Changes Made to Reduce Pine Bluff Fires


Since chemical weapons disposal began at the end of March, officials at the Pine Bluff Arsenal in Arkansas have made improvements to limit flare-ups and better share information publicly about the munitions destruction process, the Arkansas Democrat-Gazette reported yesterday (see GSN, Dec. 2).

Arsenal spokeswoman Raini Wright said that sprays that cool rockets during the cutting process are used more often and stay on for longer periods of time to prevent fires. Residue is also cleaned more regularly in the area.

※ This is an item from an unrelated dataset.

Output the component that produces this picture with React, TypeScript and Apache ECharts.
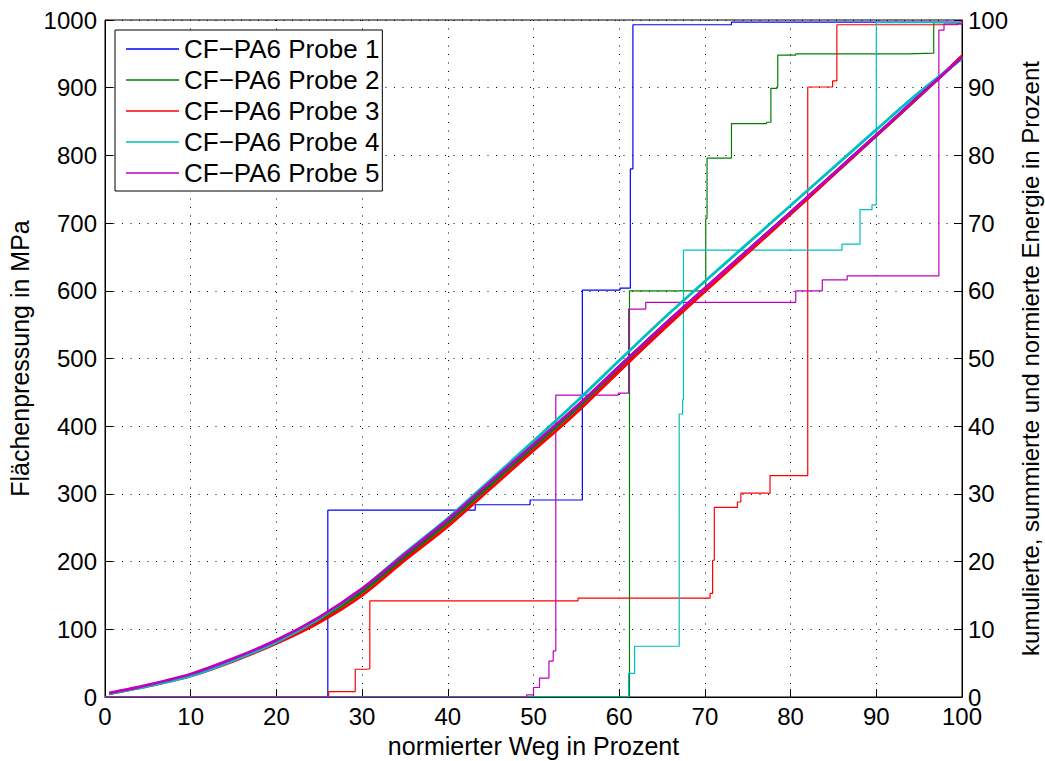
import React, { useEffect, useRef } from "react";
import * as echarts from "echarts";

const probeNames = ["CF−PA6 Probe 1", "CF−PA6 Probe 2", "CF−PA6 Probe 3", "CF−PA6 Probe 4", "CF−PA6 Probe 5"];
const probeColors = ["#0000FF", "#008000", "#FF0000", "#00BFBF", "#BF00BF"];

const xTicks = [0, 10, 20, 30, 40, 50, 60, 70, 80, 90, 100];

// Flächenpressung (MPa) over normierter Weg (%)
const weg = [0.5, 5, 10, 15, 20, 25, 30, 35, 40, 45, 50, 55, 60, 65, 70, 75, 80, 85, 90, 95, 100];
const druckP1 = [5, 17, 32, 55, 82, 116, 158, 209, 260, 316, 372, 428, 488, 547, 603, 660, 716, 773, 830, 888, 945];
const druckP2 = [5, 17, 32, 55, 81, 114, 155, 206, 257, 313, 369, 425, 486, 545, 602, 659, 715, 772, 829, 887, 946];
const druckP3 = [5, 16, 31, 53, 79, 110, 150, 202, 252, 308, 364, 420, 481, 541, 599, 656, 713, 771, 829, 887, 947];
const druckP4 = [5, 16, 31, 54, 81, 116, 160, 213, 264, 321, 378, 436, 497, 557, 614, 670, 726, 782, 838, 893, 943];
const druckP5 = [6, 18, 34, 57, 84, 118, 160, 211, 262, 318, 373, 429, 488, 547, 604, 660, 716, 773, 830, 888, 945];

// kumulierte Energie (%) steps: [Weg, Energie]
const energieP1 = [[0, 0], [26.0, 27.6], [43.2, 28.4], [49.6, 29.1], [55.7, 60.1], [60.1, 60.4], [61.3, 78.0], [61.6, 99.3], [73.1, 99.7], [100, 99.9]];
const energieP2 = [[0, 0], [61.2, 60.0], [70.1, 70.7], [70.25, 79.6], [73.1, 84.7], [77.2, 84.9], [77.7, 89.9], [78.4, 90.1], [78.5, 94.8], [80.6, 95.0], [93.7, 95.1], [96.7, 99.6], [100, 99.7]];
const energieP3 = [[0, 0], [26.1, 0.8], [29.2, 4.1], [30.7, 4.2], [30.9, 14.2], [55.2, 14.6], [70.6, 15.3], [70.9, 20.2], [71.1, 28.0], [73.8, 28.8], [74.2, 30.1], [77.6, 32.7], [82.0, 90.1], [84.9, 91.0], [85.4, 99.3], [99.5, 99.5], [100, 100]];
const energieP4 = [[0, 0], [61.1, 3.5], [61.8, 7.5], [67.0, 41.8], [67.4, 43.9], [67.5, 66.0], [86.0, 66.9], [88.1, 72.0], [89.5, 72.7], [90.0, 99.6], [100, 99.7]];
const energieP5 = [[0, 0], [49.2, 0.3], [50.0, 1.4], [50.7, 2.8], [51.8, 5.3], [52.3, 6.8], [52.6, 44.6], [59.9, 44.9], [61.1, 57.3], [63.1, 58.3], [80.6, 60.0], [83.7, 61.6], [86.6, 62.2], [97.3, 98.5], [97.9, 99.4], [100, 99.6]];

const druck = [druckP1, druckP2, druckP3, druckP4, druckP5];
const energie = [energieP1, energieP2, energieP3, energieP4, energieP5];

const FONT = "'Liberation Sans', Arial, sans-serif";

export default function App() {
  const ref = useRef<HTMLDivElement>(null);
  useEffect(() => {
    if (!ref.current) return;
    const chart = echarts.init(ref.current, null, { renderer: "svg" });
    const series: any[] = [];
    probeNames.forEach((name, i) => {
      series.push({
        name,
        type: "line",
        yAxisIndex: 0,
        data: weg.map((x, k) => [x, druck[i][k]]),
        showSymbol: false,
        symbol: "none",
        smooth: 0.3,
        lineStyle: { color: probeColors[i], width: 2.8 },
        itemStyle: { color: probeColors[i] },
        z: 3,
      });
    });
    probeNames.forEach((name, i) => {
      series.push({
        name,
        type: "line",
        yAxisIndex: 1,
        step: "end",
        data: energie[i],
        showSymbol: false,
        symbol: "none",
        lineStyle: { color: probeColors[i], width: 1.2 },
        itemStyle: { color: probeColors[i] },
        z: 2,
      });
    });
    const tickStyle = { color: "#000", fontSize: 24, fontFamily: FONT };
    const nameStyle = { color: "#000", fontSize: 24, fontFamily: FONT };
    const fmt = (v: number) => String(v);
    chart.setOption({
      animation: false,
      backgroundColor: "#fff",
      grid: {
        left: 105, right: 83, top: 20, bottom: 64,
        containLabel: false, outerBoundsMode: "none",
        show: true, borderColor: "#000", borderWidth: 1,
      },
      legend: {
        orient: "vertical",
        left: 115,
        top: 30,
        data: probeNames.map((n) => ({ name: n, icon: "rect" })),
        itemWidth: 53,
        itemHeight: 1.5,
        itemGap: 5,
        padding: [6, 3, 5, 11],
        borderColor: "#000",
        borderWidth: 1,
        backgroundColor: "#fff",
        textStyle: { color: "#000", fontSize: 26, lineHeight: 26, fontFamily: FONT },
      },
      xAxis: {
        type: "value",
        min: 0,
        max: 100,
        interval: 10,
        name: "normierter Weg in Prozent",
        nameLocation: "middle",
        nameGap: 36,
        nameTextStyle: { ...nameStyle, fontSize: 25 },
        axisLine: { lineStyle: { color: "#000", width: 1 } },
        axisTick: { inside: true, length: 8, lineStyle: { color: "#000" } },
        axisLabel: { ...tickStyle, margin: 7, formatter: (v: number) => (xTicks.includes(v) ? String(v) : "") },
        splitLine: { show: true, lineStyle: { color: "#000", type: [1, 7.5], width: 1 } },
      },
      yAxis: [
        {
          type: "value",
          min: 0,
          max: 1000,
          interval: 100,
          position: "left",
          name: "Flächenpressung in MPa",
          nameLocation: "middle",
          nameGap: 70,
          nameTextStyle: { ...nameStyle, fontSize: 25 },
          axisLine: { show: true, lineStyle: { color: "#000", width: 1 } },
          axisTick: { show: true, inside: true, length: 8, lineStyle: { color: "#000" } },
          axisLabel: { ...tickStyle, margin: 8, formatter: fmt },
          splitLine: { show: true, lineStyle: { color: "#000", type: [1, 7.5], width: 1 } },
        },
        {
          type: "value",
          min: 0,
          max: 100,
          interval: 10,
          position: "right",
          name: "kumulierte, summierte und normierte Energie in Prozent",
          nameLocation: "middle",
          nameGap: 54,
          nameTextStyle: nameStyle,
          axisLine: { show: true, lineStyle: { color: "#000", width: 1 } },
          axisTick: { show: true, inside: true, length: 8, lineStyle: { color: "#000" } },
          axisLabel: { ...tickStyle, margin: 6, formatter: fmt },
          splitLine: { show: false },
        },
      ],
      series,
    });
    return () => chart.dispose();
  }, []);
  return <div ref={ref} style={{ position: "absolute", left: 0, top: 0, width: 1045, height: 761 }} />;
}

Fires at the facility have occurred in a room with 2-feet-thick steel and concrete walls designed to contain a blaze.

“They’re [the rockets] designed to ignite or explode; we definitely expect more of these,” Wright said of the fires. “These munitions are over 60 years old. They are aging.  They were never designed to be stored that long.”

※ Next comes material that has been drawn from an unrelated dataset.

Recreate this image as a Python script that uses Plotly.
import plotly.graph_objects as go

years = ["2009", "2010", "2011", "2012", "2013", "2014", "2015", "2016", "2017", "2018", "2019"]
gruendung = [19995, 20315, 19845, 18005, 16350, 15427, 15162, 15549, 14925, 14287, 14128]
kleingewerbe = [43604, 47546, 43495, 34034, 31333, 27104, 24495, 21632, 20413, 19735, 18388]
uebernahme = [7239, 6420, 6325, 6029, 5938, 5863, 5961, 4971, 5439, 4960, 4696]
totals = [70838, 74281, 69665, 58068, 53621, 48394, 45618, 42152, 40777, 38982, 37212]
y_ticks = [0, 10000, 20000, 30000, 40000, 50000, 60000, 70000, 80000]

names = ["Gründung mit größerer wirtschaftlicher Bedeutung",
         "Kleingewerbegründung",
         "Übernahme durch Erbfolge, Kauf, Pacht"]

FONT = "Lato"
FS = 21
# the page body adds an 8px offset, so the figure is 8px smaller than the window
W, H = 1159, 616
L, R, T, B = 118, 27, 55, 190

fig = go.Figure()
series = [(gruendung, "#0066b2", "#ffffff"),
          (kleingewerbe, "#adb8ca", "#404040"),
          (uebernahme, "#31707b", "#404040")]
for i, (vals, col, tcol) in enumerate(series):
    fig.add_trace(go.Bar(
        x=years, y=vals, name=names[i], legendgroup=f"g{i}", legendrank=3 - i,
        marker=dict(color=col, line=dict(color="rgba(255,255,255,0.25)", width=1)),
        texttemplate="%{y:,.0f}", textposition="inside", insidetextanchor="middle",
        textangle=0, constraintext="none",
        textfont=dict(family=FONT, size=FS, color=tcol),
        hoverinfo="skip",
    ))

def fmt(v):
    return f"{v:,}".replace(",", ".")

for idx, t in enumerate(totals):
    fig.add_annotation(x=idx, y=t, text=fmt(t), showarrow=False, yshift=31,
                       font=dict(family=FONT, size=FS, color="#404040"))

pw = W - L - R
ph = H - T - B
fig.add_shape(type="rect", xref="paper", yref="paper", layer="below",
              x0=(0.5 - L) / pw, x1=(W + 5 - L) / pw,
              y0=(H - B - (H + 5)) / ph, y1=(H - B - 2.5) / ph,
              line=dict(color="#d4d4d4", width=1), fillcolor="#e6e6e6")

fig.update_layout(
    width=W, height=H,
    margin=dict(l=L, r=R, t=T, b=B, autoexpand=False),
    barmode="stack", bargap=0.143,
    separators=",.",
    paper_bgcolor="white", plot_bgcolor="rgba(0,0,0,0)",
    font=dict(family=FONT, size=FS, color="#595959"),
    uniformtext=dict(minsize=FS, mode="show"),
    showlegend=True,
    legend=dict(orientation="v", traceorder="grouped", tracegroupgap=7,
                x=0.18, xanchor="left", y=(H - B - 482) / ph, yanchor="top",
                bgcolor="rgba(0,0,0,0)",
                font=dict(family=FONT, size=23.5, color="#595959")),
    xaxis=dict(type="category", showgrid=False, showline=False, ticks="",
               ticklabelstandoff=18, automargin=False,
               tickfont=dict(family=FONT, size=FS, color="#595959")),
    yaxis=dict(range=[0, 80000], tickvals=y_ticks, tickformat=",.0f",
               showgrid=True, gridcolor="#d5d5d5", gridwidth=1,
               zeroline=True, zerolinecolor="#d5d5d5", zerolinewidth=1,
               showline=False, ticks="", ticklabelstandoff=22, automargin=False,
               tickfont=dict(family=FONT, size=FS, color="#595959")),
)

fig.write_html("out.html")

Work at the facility is on track, with 30,000 sarin-filled M55 rockets destroyed along with 300,000 pounds of the nerve agent. In total, 13 igloos of weapons have been processed. Wright said work is expected to be done at the facility in 2010 and that it would take two years to close and dismantle the site (Katherine Marks, Arkansas Democrat-Gazette, Dec. 12).

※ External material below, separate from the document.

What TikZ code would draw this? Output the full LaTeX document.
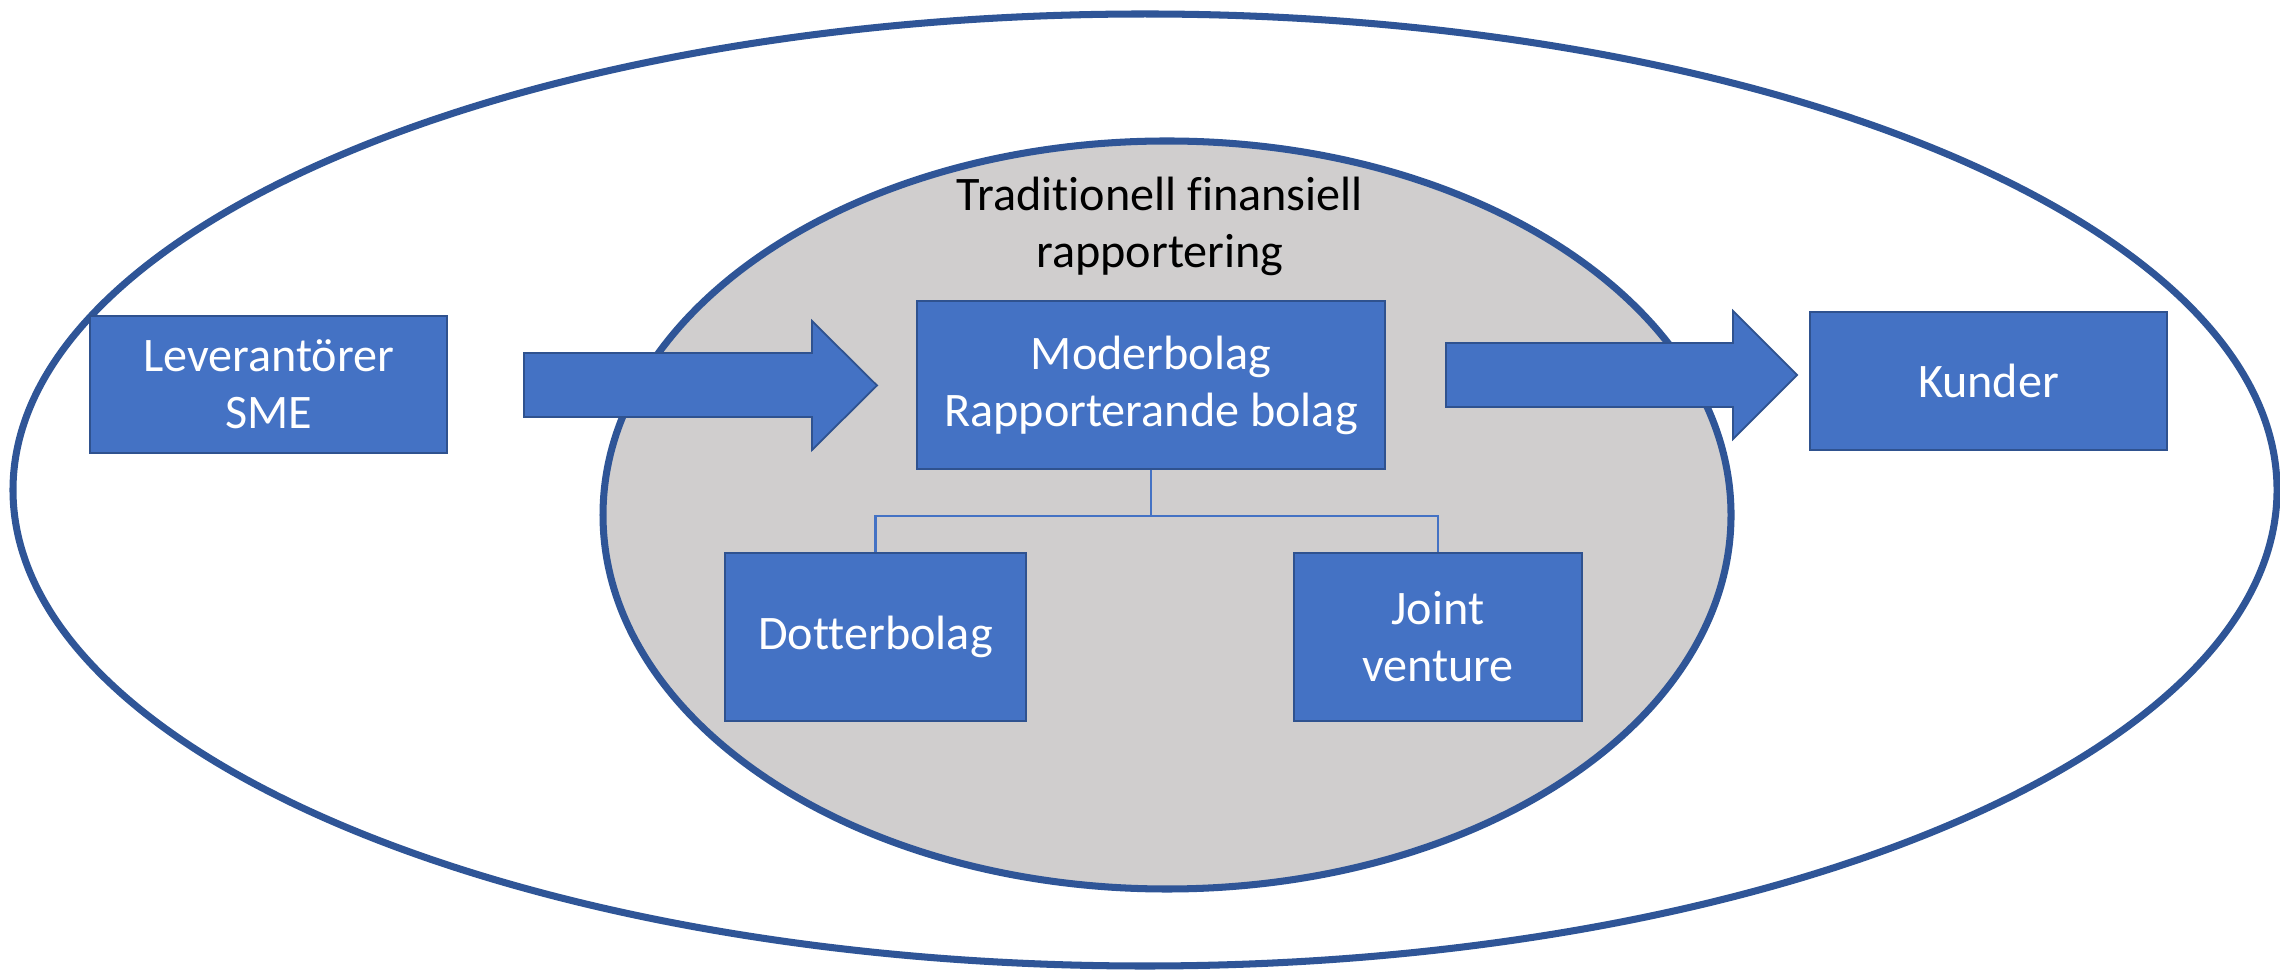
\documentclass[tikz,border=0pt]{standalone}
\usepackage{fontspec}
\setmainfont{Carlito}[RawFeature=-liga]
\definecolor{ringblue}{HTML}{2F5597}
\definecolor{boxblue}{HTML}{4472C4}
\definecolor{boxedge}{HTML}{2F528F}
\definecolor{innergray}{HTML}{D0CECE}
\tikzset{
  ring/.style={draw=ringblue, line width=2pt},
  bluebox/.style={draw=boxedge, fill=boxblue, line width=0.5pt, text=white,
    align=center, inner sep=0pt, font=\fontsize{13.7}{16.2}\selectfont},
  blockarrow/.style={draw=boxedge, fill=boxblue, line width=0.5pt, line join=miter},
  tree/.style={draw=boxblue, line width=0.6pt},
  caption/.style={align=center, inner sep=0pt, font=\fontsize{13.7}{16.2}\selectfont}
}
\begin{document}
\begin{tikzpicture}[x=0.01cm, y=-0.01cm]
\useasboundingbox (0,0) rectangle (2280,971);
\fill[white] (0,0) rectangle (2280,971);
% outer ellipse
\draw[ring, fill=white] (1145,490) ellipse [x radius=1132, y radius=476];
% inner ellipse
\draw[ring, fill=innergray] (1167,515) ellipse [x radius=564, y radius=374];
\node[caption] (title) at (1160,226) {Traditionell finansiell\\rapportering};
% boxes
\node[bluebox, minimum width=3.57cm, minimum height=1.37cm] (lev) at (268.5,384.5) {Leverant\"orer\\SME};
\node[bluebox, minimum width=4.68cm, minimum height=1.68cm] (mod) at (1151,385) {Moderbolag\\Rapporterande bolag};
\node[bluebox, minimum width=3.01cm, minimum height=1.68cm] (dot) at (875.5,637) {Dotterbolag};
\node[bluebox, minimum width=2.88cm, minimum height=1.68cm] (jv) at (1438,637) {Joint\\venture};
\node[bluebox, minimum width=3.57cm, minimum height=1.38cm] (kun) at (1988.5,381) {Kunder};
% block arrows
\draw[blockarrow] (524,353) -- (812,353) -- (812,321) -- (877,385.5) -- (812,450) -- (812,417) -- (524,417) -- cycle;
\draw[blockarrow] (1446,343) -- (1733,343) -- (1733,311) -- (1797,375) -- (1733,439) -- (1733,407) -- (1446,407) -- cycle;
% tree connectors
\coordinate (bar) at (1151,516);
\draw[tree] (mod.south) -- (bar);
\draw[tree] (bar) -| (dot.north);
\draw[tree] (bar) -| (jv.north);
\end{tikzpicture}
\end{document}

Between Dec. 1 and Dec. 7, workers at the Umatilla Chemical Agent Disposal Facility in Oregon destroyed 1,938 sarin-filled rockets and 15,475 pounds of agent. To date, the facility has processed 44,857 weapons and 492,624 pounds of agent, or 3.6 percent of the total stockpile at Umatilla.

Between Dec. 2 and Dec. 6, the Anniston Chemical Agent Disposal Facility in Alabama eliminated 2,191 sarin-filled 105 mm projectiles and 336 gallons of nerve agent. About 18 percent of the facility’s stockpile — 109,556 chemical weapons and 83,936 gallons of nerve agent — have been destroyed to date, according to the Anniston Star.

Weapons processing was expected to resume last weekend following facility maintenance, the Star reported.

The Newport Chemical Agent Disposal Facility in Indiana, between Nov. 29 and Dec. 6, destroyed 3,007 pounds of VX nerve agent. This brings the total amount processed to 71,906 pounds, or 3 percent of the total stockpile at the site.

Work at the Tooele Chemical Agent Disposal Facility in Utah is set to resume next year after the facility is reconfigured so that it can process mustard gas, according to the Star (Brian Lyman, Anniston Star, Dec. 11).